--- Start EXERCISE MATERIALS ---

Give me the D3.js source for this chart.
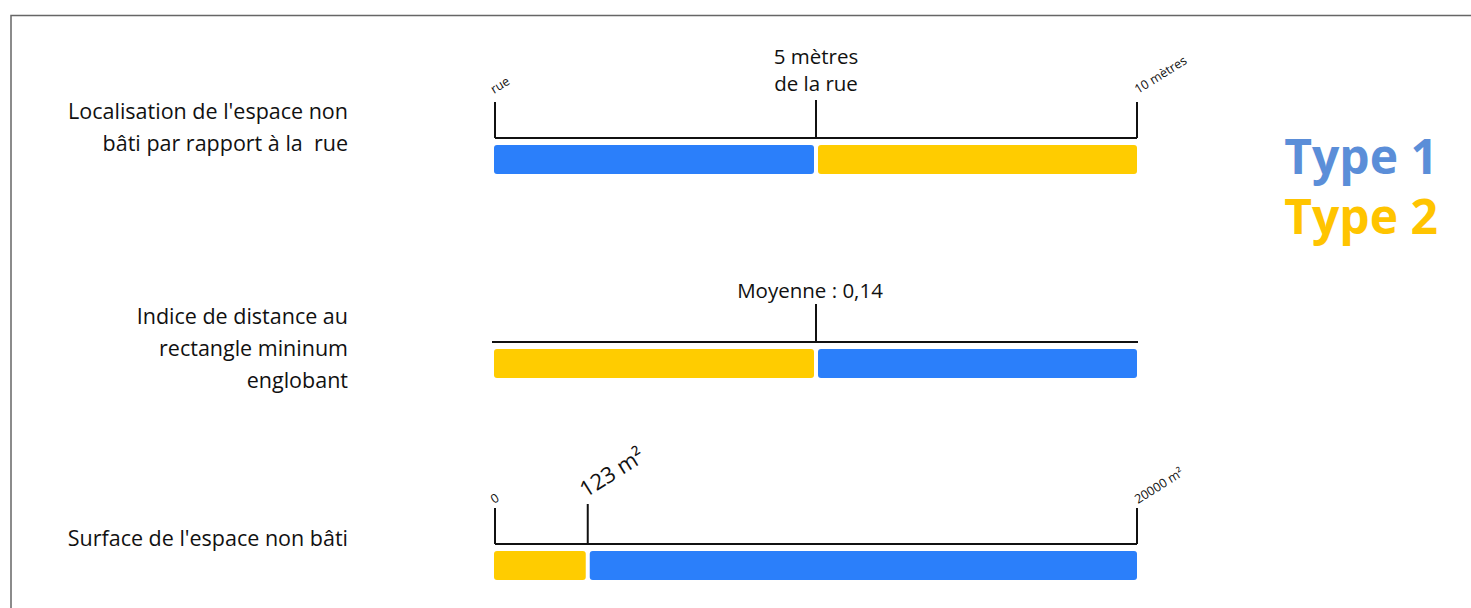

--- End EXERCISE MATERIALS ---
--- Start EXERCISE MATERIALS ---

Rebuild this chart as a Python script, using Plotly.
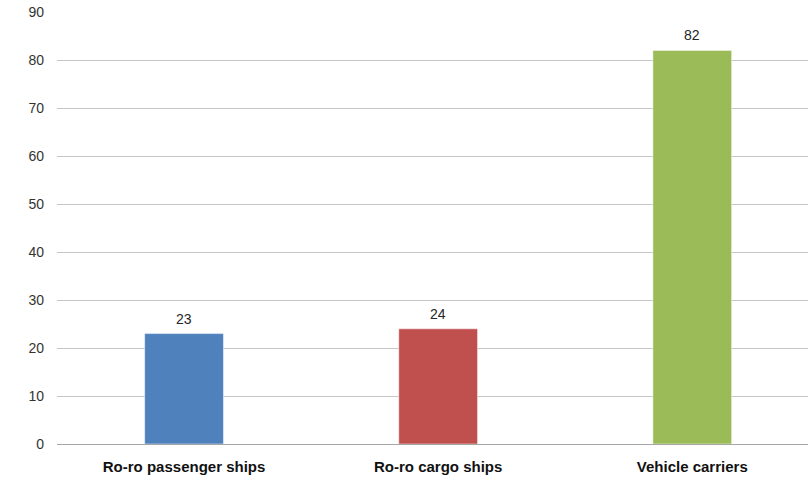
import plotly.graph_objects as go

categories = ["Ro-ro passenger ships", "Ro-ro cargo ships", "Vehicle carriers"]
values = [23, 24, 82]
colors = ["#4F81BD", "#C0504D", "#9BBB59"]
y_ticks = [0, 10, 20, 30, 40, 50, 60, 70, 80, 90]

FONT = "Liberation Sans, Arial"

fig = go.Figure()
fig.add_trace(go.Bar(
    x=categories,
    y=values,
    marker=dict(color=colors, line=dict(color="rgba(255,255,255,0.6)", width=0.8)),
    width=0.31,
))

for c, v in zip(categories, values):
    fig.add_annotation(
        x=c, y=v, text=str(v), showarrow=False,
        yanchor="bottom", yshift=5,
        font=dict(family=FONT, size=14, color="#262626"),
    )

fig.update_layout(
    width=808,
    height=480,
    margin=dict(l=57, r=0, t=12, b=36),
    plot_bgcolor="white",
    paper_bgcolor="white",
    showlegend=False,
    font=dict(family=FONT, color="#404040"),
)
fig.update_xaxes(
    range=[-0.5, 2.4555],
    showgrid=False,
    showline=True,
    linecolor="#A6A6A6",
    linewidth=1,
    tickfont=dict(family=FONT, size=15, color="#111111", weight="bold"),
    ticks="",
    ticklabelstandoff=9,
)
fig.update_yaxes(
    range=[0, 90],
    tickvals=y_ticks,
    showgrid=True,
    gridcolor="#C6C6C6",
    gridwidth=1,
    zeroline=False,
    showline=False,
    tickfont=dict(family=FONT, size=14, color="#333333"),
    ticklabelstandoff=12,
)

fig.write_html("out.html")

--- End EXERCISE MATERIALS ---

EXERCISE REQUIREMENTS:
Retype, word for word, only the lines from the one containing "Rebuild this chart" through the one containing "70, 80, 90]", both included, and leave out any pictures.

TASK RESULT:
Rebuild this chart as a Python script, using Plotly.
import plotly.graph_objects as go

categories = ["Ro-ro passenger ships", "Ro-ro cargo ships", "Vehicle carriers"]
values = [23, 24, 82]
colors = ["#4F81BD", "#C0504D", "#9BBB59"]
y_ticks = [0, 10, 20, 30, 40, 50, 60, 70, 80, 90]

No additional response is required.